The school book that birthed RAM Records.
This gratitude extends to the single livestream he did during the lockdown period. It seemed like every DJ was jumping on the bandwagon, and it didn’t take long for fans to ask when it was Andy’s turn.
During lockdown there was a rise in livestreaming, people were asking when you were going to do one. You did one livestream, how was that?
“Emotional. I loved it. I think my Facebook page got 18,000 comments, they were saying there’s tens of thousands of people watching, Tanya’s like, ‘This is amazing!’ and I was like ‘Oiii!’ We opened a bottle of red, and we watched it back, it was beautiful.”
Even though you were in a studio and didn’t have that usual interaction with a crowd?
“Yeah, but you know what, I really really care. I prepped hard for it. So even though it was a recording and it was only an hour and a half (there was loads I didn’t get to play), it was a snapshot of where I was at. And oh God, there were so many messages, I just couldn’t believe how many views the stream was getting, it was actually really wild.”
I’m a bit surprised by how blown away he is by that reception (he remains, after all, one of the most highly esteemed DJs not just in drum and bass but the whole of dance music), but it’s a running theme – for a guy who has toured the world for decades, he’s genuinely stunned by just how big drum and bass continues to grow.

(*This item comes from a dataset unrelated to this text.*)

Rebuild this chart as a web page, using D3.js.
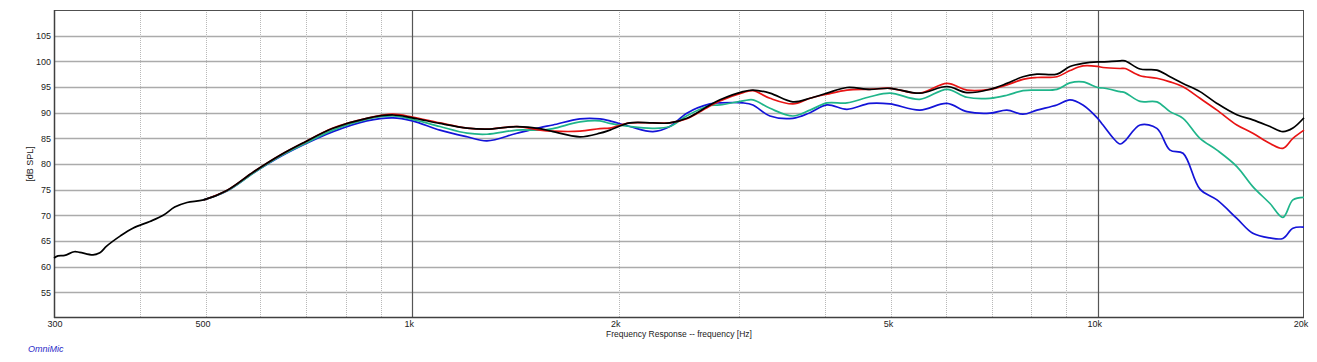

“And this is the thing with coming to New Zealand,” he continues. “Our scene has always been the underdog. And when you do things like that, it was the biggest stream we’d done. And then to spend a year not doing a show and come to New Zealand… Suddenly you all treat me like Bon Jovi! It’s humongous! Like, how did that happen?”

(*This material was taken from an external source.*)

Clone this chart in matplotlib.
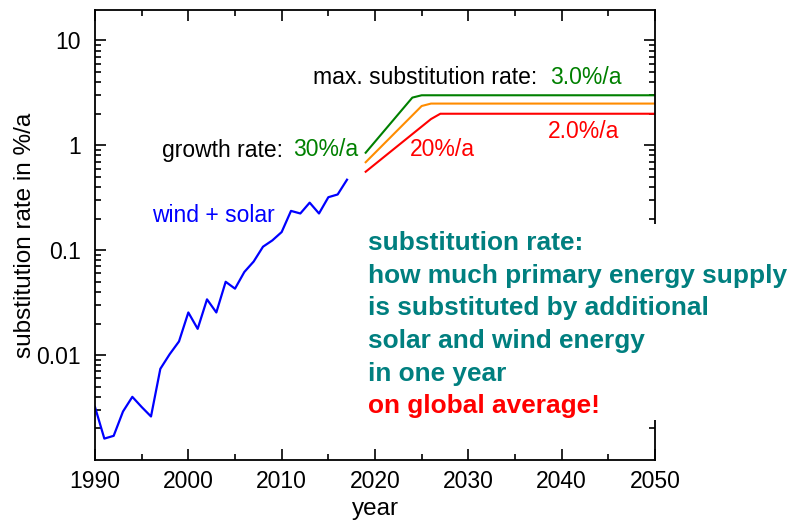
import matplotlib
matplotlib.use('Agg')
import matplotlib.pyplot as plt
from matplotlib.ticker import LogLocator, FixedLocator, NullFormatter

plt.rcParams['font.family'] = ['Liberation Sans', 'DejaVu Sans']

# historische Daten wind + solar
years = [1990, 1991, 1992, 1993, 1994, 1995, 1996, 1997, 1998, 1999,
         2000, 2001, 2002, 2003, 2004, 2005, 2006, 2007, 2008, 2009,
         2010, 2011, 2012, 2013, 2014, 2015, 2016, 2017]
wind_solar = [0.0032, 0.0016, 0.0017, 0.0029, 0.0040, 0.0032, 0.0026, 0.0074, 0.0102, 0.0135,
              0.0255, 0.0178, 0.034, 0.0255, 0.050, 0.043, 0.062, 0.078, 0.108, 0.124,
              0.149, 0.237, 0.224, 0.284, 0.224, 0.32, 0.34, 0.47]

# Szenarien
green_years = [2019, 2024, 2025, 2050]
green_vals = [0.85, 2.85, 3.0, 3.0]
orange_years = [2019, 2025, 2026, 2050]
orange_vals = [0.69, 2.37, 2.5, 2.5]
red_years = [2019, 2026, 2027, 2050]
red_vals = [0.56, 1.78, 2.0, 2.0]

fig = plt.figure(figsize=(7.96, 5.21), dpi=100)
ax = fig.add_axes([95/796, 1 - 460/521, 560/796, 450/521])

ax.plot(years, wind_solar, color='#0000ff', lw=1.6)
ax.plot(green_years, green_vals, color='#008000', lw=1.5)
ax.plot(orange_years, orange_vals, color='#ff8c00', lw=1.5)
ax.plot(red_years, red_vals, color='#ff0000', lw=1.5)

ax.set_yscale('log')
ax.set_xlim(1990, 2050)
ax.set_ylim(0.001, 19.5)
ax.set_yticks([0.01, 0.1, 1, 10])
ax.set_yticklabels(['0.01', '0.1', '1', '10'])
ax.yaxis.set_minor_locator(LogLocator(base=10, subs=range(2, 10)))
ax.yaxis.set_minor_formatter(NullFormatter())
ax.set_xticks([1990, 2000, 2010, 2020, 2030, 2040, 2050])
ax.xaxis.set_minor_locator(FixedLocator(range(1995, 2050, 10)))

ax.tick_params(which='both', direction='in', top=True, right=True, labelsize=16.5, width=1.2)
ax.tick_params(which='major', length=8)
ax.tick_params(which='minor', length=4)
ax.tick_params(axis='y', pad=10)
ax.tick_params(axis='x', pad=7)
for s in ax.spines.values():
    s.set_linewidth(1.3)

ax.set_xlabel('year', fontsize=17.5, labelpad=4)
ax.set_ylabel('substitution rate in %/a', fontsize=17.5, labelpad=0)

# Beschriftungen
fs = 16.5
fig.text(313/796, 1 - 77/521, 'max. substitution rate: ', fontsize=fs, va='center', ha='left')
fig.text(622/796, 1 - 77/521, '3.0%/a', fontsize=fs, va='center', ha='right', color='#008000')
fig.text(162/796, 1 - 150/521, 'growth rate: ', fontsize=fs, va='center', ha='left')
fig.text(358/796, 1 - 150/521, '30%/a', fontsize=fs, va='center', ha='right', color='#008000')
fig.text(410/796, 1 - 150/521, '20%/a', fontsize=fs, va='center', ha='left', color='#ff0000')
fig.text(548/796, 1 - 132/521, '2.0%/a', fontsize=fs, va='center', ha='left', color='#ff0000')
fig.text(152/796, 1 - 216/521, 'wind + solar', fontsize=fs, va='center', ha='left', color='#0000ff')

teal_lines = ['substitution rate:', 'how much primary energy supply',
              'is substituted by additional', 'solar and wind energy', 'in one year']
box_y0 = 243
dy = 32.7
bg = plt.Rectangle((362/796, 1 - 420/521), 434/796, 196/521, transform=fig.transFigure,
                   facecolor='white', edgecolor='none', zorder=5)
fig.patches.append(bg)
for i, t in enumerate(teal_lines):
    fig.text(368/796, 1 - (box_y0 + i*dy)/521, t, fontsize=18.9, fontweight='bold',
             color='#007f7f', va='center', ha='left', zorder=6)
fig.text(368/796, 1 - (box_y0 + 5*dy)/521, 'on global average!', fontsize=18.9, fontweight='bold',
         color='#ff0000', va='center', ha='left', zorder=6)

fig.savefig('out.png', dpi=100)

It’s true that drum and bass has gone from strength to strength in New Zealand, something I covered in my first Rave Tales from New Zealand. For some of the younger generation, it will have been the first opportunity they’ve had to experience an Andy C performance, and the excitement that comes from being part of such an event. Andy sums it up: “It doesn’t matter how old you are, how long you’ve been doing it, this music scene is so beautiful, so wonderful, and we all live for that…”
Tonn Piper, Andy’s long-time touring MC, is especially aware that the eyes of the global drum and bass scene are focused on our country. He tells the Christchurch crowd: “The whole word is watching New Zealand right now. Be proud! Make the most of the moment.”

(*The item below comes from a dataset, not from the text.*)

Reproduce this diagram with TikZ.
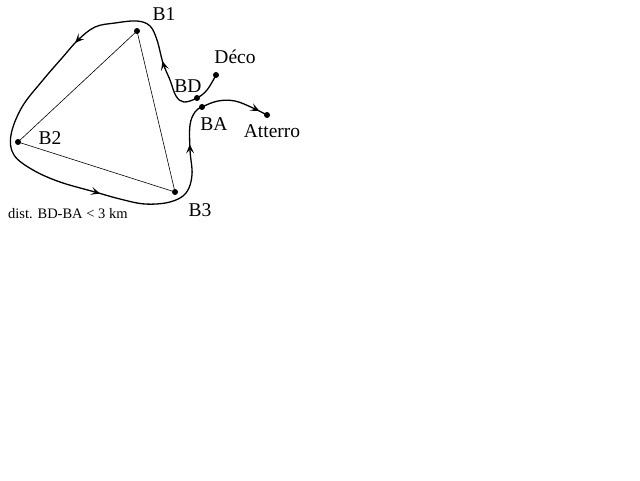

He’s committed to championing the NZ scene, and tells me about the mission he’s on to make sure that international DJs and producers don’t flood our market to the detriment of local talent. It’s not just hollow words, either: Andy has been playing out plenty of fresh Kiwi tunes, including new ones from Tali and Harriet Jaxxon, Lee Mvtthews, Twentytwo and Elipsa, and Tonn has been reaching out to support local MCs and producers. It’s a sign of the respect they have for New Zealand’s continually growing role in the drum and bass scene.
Before our interview finishes, I hand Andy another piece of vinyl I’ve brought along, his iconic Valley of the Shadows. He turns it over in his hands, marvelling at the label, no doubt having his mind transported to the first time he played it out (or maybe to the four-hour session when it was written). He signs it: RAM 21. Next year marks the 30 year anniversary of his label. I laugh and ask him if I should bring it along in another 20 years so we can remember this moment… He smiles, nods and heads off to sink some well-earned beers.
No matter what happens in the next 20 years, I’m sure of a couple of things: drum and bass will still be big in New Zealand, and so will the influence of Andy C. Like the music itself, he’s on a journey, reliving history and creating new memories. We’re just lucky to be along for the ride.